Source - LSE Regulatory
RNS Number : 6983W
Kazera Global PLC
14 December 2023
 

14 December 2023

 

 

Kazera Global plc

("Kazera" or "the Company")

 

Strategic Shareholder Update

Share Purchase Completed at 1.5 Pence Per Share

 

Kazera Global plc (AIM: KZG), the AIM-quoted investment company, has been notified that, further to its announcements on 16 March 2023, 8 December 2023 and 13 December 2023, African Mineral Sands Pte Ltd ("AMS") has now completed its acquisition of 250,000,000 Ordinary shares of the Company previously held by Catalyse Capital Ltd and its related parties, including R S & C A Jennings (together "Catalyse") at a price of 1.5 pence per share.

 

As a result, AMS is now the Company's largest shareholder and holds 250,000,000 Ordinary Shares in the Company representing 26.69 per cent. of the Company's Ordinary Shares currently in issue.

 

Dennis Edmonds, CEO of Kazera Global commented: "We are delighted that AMS has now completed its share purchase, which was completed at 1.5 pence per share, a premium of 183% on the Company's closing share price on 12 December 2023.

 

"It is my pleasure to welcome AMS as Kazera's new largest shareholder. AMS and its partners have extensive experience in mining and infrastructure projects in Southern Africa and we have no doubt that they will add significant value, including via a number of new possible project opportunities AMS has already introduced to Kazera."

 

Prem Premraj, CEO of African Mineral Sands added: "Whilst it has taken longer than expected to complete the share purchase, we are delighted to now own 26.69% of Kazera.

 

"Having previously agreed to pay 1.5 pence per share we were happy to conclude the purchase at that price as the opportunity Kazera offers is considerable.
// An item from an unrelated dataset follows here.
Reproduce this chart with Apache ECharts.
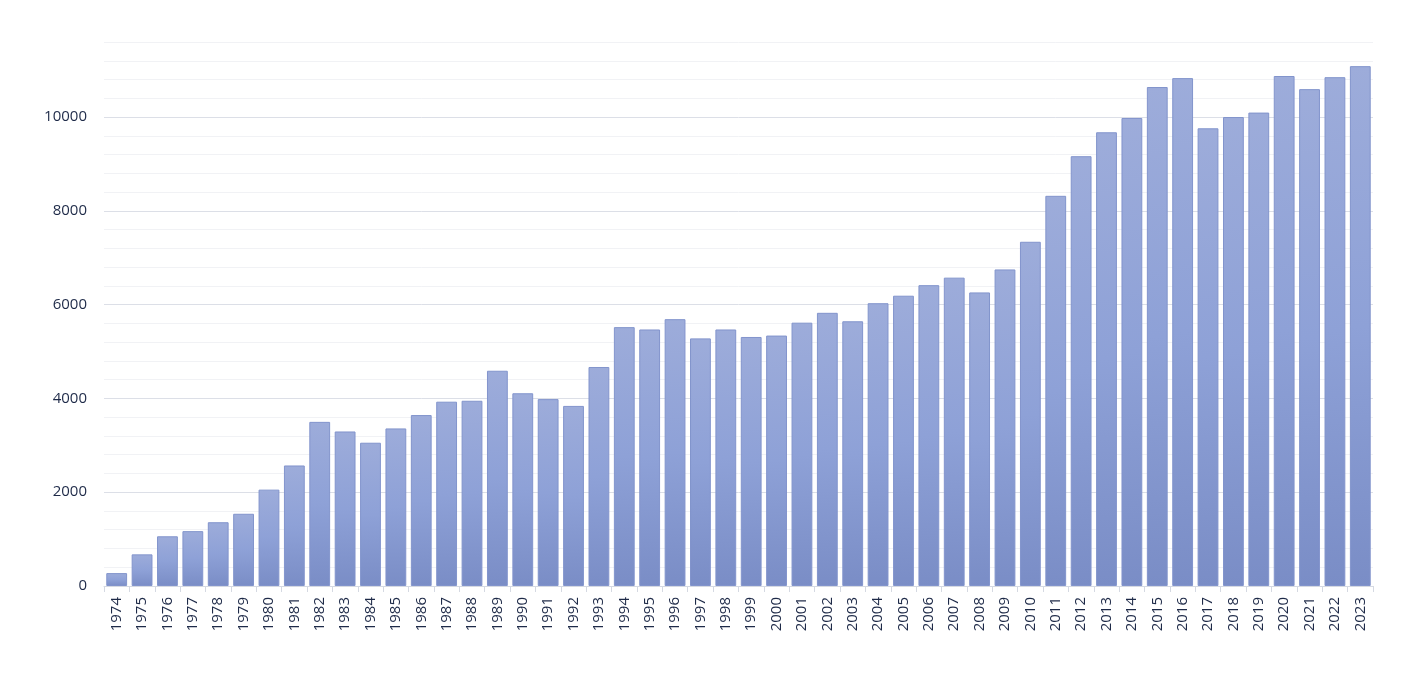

We believe that we can use our contacts and connections to build on the current assets and support the management team to create a highly successful company.

 

"We look forward to working with Dennis and his team and to a very exciting future as Kazera's largest shareholder."

 

**ENDS**

 

Kazera Global plc   

Dennis Edmonds, CEO   

   

kazera@stbridespartners.co.uk   

   

Cavendish Capital Markets Ltd (Nominated Adviser and Broker)   

Derrick Lee / Neil McDonald / Fergus Sullivan (Corporate Finance)  
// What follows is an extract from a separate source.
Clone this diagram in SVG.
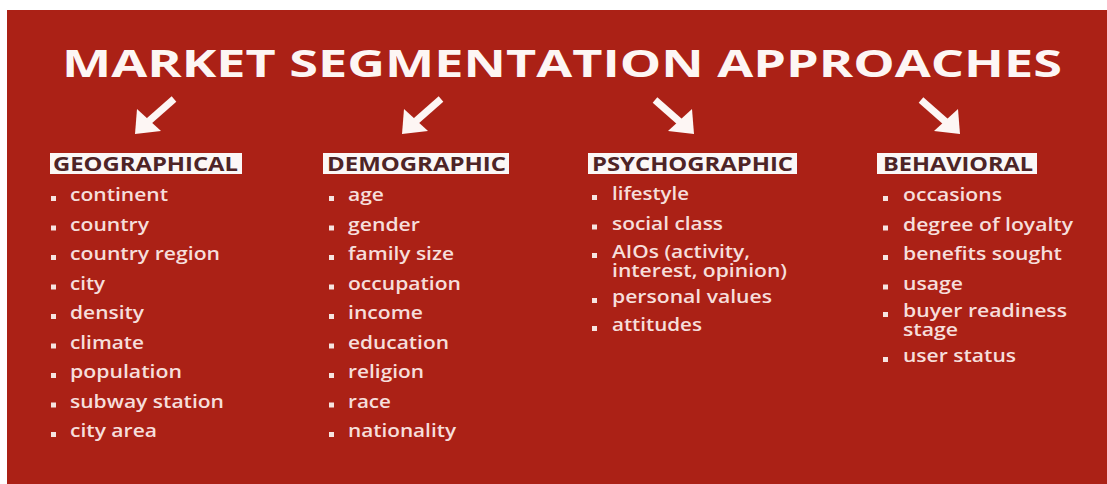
<svg xmlns="http://www.w3.org/2000/svg" width="1107" height="484" viewBox="0 0 1107 484">
  <style>
    .title { font-family: "Open Sans", "Liberation Sans", sans-serif; font-weight: 700; font-size: 38px; fill: #fdf6f4; }
    .head-box { fill: #fbf7f6; }
    .head { font-family: "Open Sans", "Liberation Sans", sans-serif; font-weight: 700; font-size: 20px; fill: #4e2426; }
    .item { font-family: "Open Sans", "Liberation Sans", sans-serif; font-weight: 600; font-size: 18px; fill: #f6dedb; }
    .bullet { fill: #f6e4e1; }
    .arrow-shaft { stroke: #fdf6f4; stroke-width: 7; stroke-linecap: butt; fill: none; }
    .arrow-head { fill: #fdf6f4; }
  </style>

  <!-- background panel -->
  <rect x="0" y="0" width="1107" height="484" fill="#ffffff"/>
  <rect x="7" y="10" width="1100" height="474" fill="#ab2116"/>

  <!-- title -->
  <g id="title">
    <text class="title" x="62" y="77" textLength="1000" lengthAdjust="spacingAndGlyphs">MARKET SEGMENTATION APPROACHES</text>
  </g>

  <!-- arrows from title to each approach -->
  <g id="connectors">
    <line class="arrow-shaft" x1="174" y1="99" x2="149" y2="121"/>
    <polygon class="arrow-head" points="135,134 137,109 161,131"/>
    <line class="arrow-shaft" x1="441" y1="99" x2="416" y2="121"/>
    <polygon class="arrow-head" points="402,134 404,109 428,131"/>
    <line class="arrow-shaft" x1="655" y1="100" x2="680" y2="122"/>
    <polygon class="arrow-head" points="694,134 692,109 668,131"/>
    <line class="arrow-shaft" x1="921" y1="100" x2="946" y2="122"/>
    <polygon class="arrow-head" points="960,134 958,109 934,131"/>
  </g>

  <!-- geographical -->
  <g id="geographical">
    <rect class="head-box" x="50" y="153" width="192" height="21"/>
    <text class="head" x="53" y="171" textLength="185" lengthAdjust="spacingAndGlyphs">GEOGRAPHICAL</text>
    <rect class="bullet" x="51" y="196" width="5" height="5"/>
    <text class="item" x="70" y="201" textLength="98" lengthAdjust="spacingAndGlyphs">continent</text>
    <rect class="bullet" x="51" y="225.5" width="5" height="5"/>
    <text class="item" x="70" y="230.5" textLength="79" lengthAdjust="spacingAndGlyphs">country</text>
    <rect class="bullet" x="51" y="255" width="5" height="5"/>
    <text class="item" x="70" y="260" textLength="150" lengthAdjust="spacingAndGlyphs">country region</text>
    <rect class="bullet" x="51" y="284.5" width="5" height="5"/>
    <text class="item" x="70" y="289.5" textLength="35" lengthAdjust="spacingAndGlyphs">city</text>
    <rect class="bullet" x="51" y="314" width="5" height="5"/>
    <text class="item" x="70" y="319" textLength="74" lengthAdjust="spacingAndGlyphs">density</text>
    <rect class="bullet" x="51" y="343.5" width="5" height="5"/>
    <text class="item" x="70" y="348.5" textLength="74" lengthAdjust="spacingAndGlyphs">climate</text>
    <rect class="bullet" x="51" y="373" width="5" height="5"/>
    <text class="item" x="70" y="378" textLength="112" lengthAdjust="spacingAndGlyphs">population</text>
    <rect class="bullet" x="51" y="402.5" width="5" height="5"/>
    <text class="item" x="70" y="407.5" textLength="154" lengthAdjust="spacingAndGlyphs">subway station</text>
    <rect class="bullet" x="51" y="432" width="5" height="5"/>
    <text class="item" x="70" y="437" textLength="87" lengthAdjust="spacingAndGlyphs">city area</text>
  </g>

  <!-- demographic -->
  <g id="demographic">
    <rect class="head-box" x="323" y="153" width="186" height="21"/>
    <text class="head" x="327" y="171" textLength="179" lengthAdjust="spacingAndGlyphs">DEMOGRAPHIC</text>
    <rect class="bullet" x="329" y="196" width="5" height="5"/>
    <text class="item" x="348" y="201" textLength="36" lengthAdjust="spacingAndGlyphs">age</text>
    <rect class="bullet" x="329" y="225.5" width="5" height="5"/>
    <text class="item" x="348" y="230.5" textLength="72" lengthAdjust="spacingAndGlyphs">gender</text>
    <rect class="bullet" x="329" y="255" width="5" height="5"/>
    <text class="item" x="348" y="260" textLength="106" lengthAdjust="spacingAndGlyphs">family size</text>
    <rect class="bullet" x="329" y="284.5" width="5" height="5"/>
    <text class="item" x="348" y="289.5" textLength="113" lengthAdjust="spacingAndGlyphs">occupation</text>
    <rect class="bullet" x="329" y="314" width="5" height="5"/>
    <text class="item" x="348" y="319" textLength="75" lengthAdjust="spacingAndGlyphs">income</text>
    <rect class="bullet" x="329" y="343.5" width="5" height="5"/>
    <text class="item" x="348" y="348.5" textLength="101" lengthAdjust="spacingAndGlyphs">education</text>
    <rect class="bullet" x="329" y="373" width="5" height="5"/>
    <text class="item" x="348" y="378" textLength="76" lengthAdjust="spacingAndGlyphs">religion</text>
    <rect class="bullet" x="329" y="402.5" width="5" height="5"/>
    <text class="item" x="348" y="407.5" textLength="43" lengthAdjust="spacingAndGlyphs">race</text>
    <rect class="bullet" x="329" y="432" width="5" height="5"/>
    <text class="item" x="348" y="437" textLength="108" lengthAdjust="spacingAndGlyphs">nationality</text>
  </g>

  <!-- psychographic -->
  <g id="psychographic">
    <rect class="head-box" x="588" y="153" width="209" height="21"/>
    <text class="head" x="592" y="171" textLength="201" lengthAdjust="spacingAndGlyphs">PSYCHOGRAPHIC</text>
    <rect class="bullet" x="592" y="195" width="5" height="5"/>
    <text class="item" x="612" y="200" textLength="77" lengthAdjust="spacingAndGlyphs">lifestyle</text>
    <rect class="bullet" x="592" y="224.5" width="5" height="5"/>
    <text class="item" x="612" y="229.5" textLength="111" lengthAdjust="spacingAndGlyphs">social class</text>
    <rect class="bullet" x="592" y="253" width="5" height="5"/>
    <text class="item"><tspan x="612" y="258" textLength="138" lengthAdjust="spacingAndGlyphs">AIOs (activity,</tspan><tspan x="612" y="277" textLength="175" lengthAdjust="spacingAndGlyphs">interest, opinion)</tspan></text>
    <rect class="bullet" x="592" y="298" width="5" height="5"/>
    <text class="item" x="612" y="303" textLength="160" lengthAdjust="spacingAndGlyphs">personal values</text>
    <rect class="bullet" x="592" y="326" width="5" height="5"/>
    <text class="item" x="612" y="331" textLength="90" lengthAdjust="spacingAndGlyphs">attitudes</text>
  </g>

  <!-- behavioral -->
  <g id="behavioral">
    <rect class="head-box" x="877" y="153" width="160" height="21"/>
    <text class="head" x="883" y="171" textLength="150" lengthAdjust="spacingAndGlyphs">BEHAVIORAL</text>
    <rect class="bullet" x="883" y="196" width="5" height="5"/>
    <text class="item" x="903" y="201" textLength="99" lengthAdjust="spacingAndGlyphs">occasions</text>
    <rect class="bullet" x="883" y="225.5" width="5" height="5"/>
    <text class="item" x="903" y="230.5" textLength="170" lengthAdjust="spacingAndGlyphs">degree of loyalty</text>
    <rect class="bullet" x="883" y="255" width="5" height="5"/>
    <text class="item" x="903" y="260" textLength="159" lengthAdjust="spacingAndGlyphs">benefits sought</text>
    <rect class="bullet" x="883" y="284.5" width="5" height="5"/>
    <text class="item" x="903" y="289.5" textLength="60" lengthAdjust="spacingAndGlyphs">usage</text>
    <rect class="bullet" x="883" y="312" width="5" height="5"/>
    <text class="item"><tspan x="903" y="317" textLength="164" lengthAdjust="spacingAndGlyphs">buyer readiness</tspan><tspan x="903" y="336" textLength="55" lengthAdjust="spacingAndGlyphs">stage</tspan></text>
    <rect class="bullet" x="883" y="357" width="5" height="5"/>
    <text class="item" x="903" y="362" textLength="113" lengthAdjust="spacingAndGlyphs">user status</text>
  </g>
</svg>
Tel: +44 (0)207 220 0500   

St Brides Partners (Financial PR)   

Paul Dulieu / Isabel de Salis 

kazera@stbridespartners.co.uk   

   

 

About Kazera Global plc

Kazera is a global investment company focused on leveraging the skills and expertise of its Board of Directors to develop early-stage mineral exploration & development assets towards meaningful cashflow and production.

 

Its three principal investments are as follows:

 

Alluvial diamond mining through Deep Blue Minerals (Pty) Ltd, Alexander Bay, South Africa

Kazera currently has a 90% direct interest in Deep Blue Minerals, of which 64% is held beneficially by Kazera and 26% is held on behalf of Black Economic Empowerment partners.

 

Heavy Mineral Sands mining (including ilmenite, monazite, rutile, and zircon)  through Whale Head Minerals (Pty) Ltd, Alexander Bay, South Africa.

Kazera currently has a 60% direct beneficial interest in Whale Head Minerals.

 

Tantalite mining in South-East Namibia (divestment in progress)

As announced on 20 December 2022, Kazera has agreed to dispose of African Tantalum (Pty) Ltd ("Aftan") for a  cash consideration of US$13 million plus a debenture payment of 2.5% of the gross sales of produced lithium and tantalum for life-of-mine. Completion of the sale is subject to receipt of full consideration proceeds. Aftan has been deconsolidated from the Company's financial statements with effect from 4 January 2023 because in accordance with the terms of the sale agreement, it has relinquished control of the Aftan in favour of the purchaser, Hebei Xinjian Construction Close Corp ("Hebei Xinjian") with effect from that date. Kazera retains the right to cancel the transaction and retain all amounts paid to date in the event of default by Hebei Xinjian.

 

 

The Company will consider additional investment opportunities as appropriate, having regard to the Group's future cash flow requirements.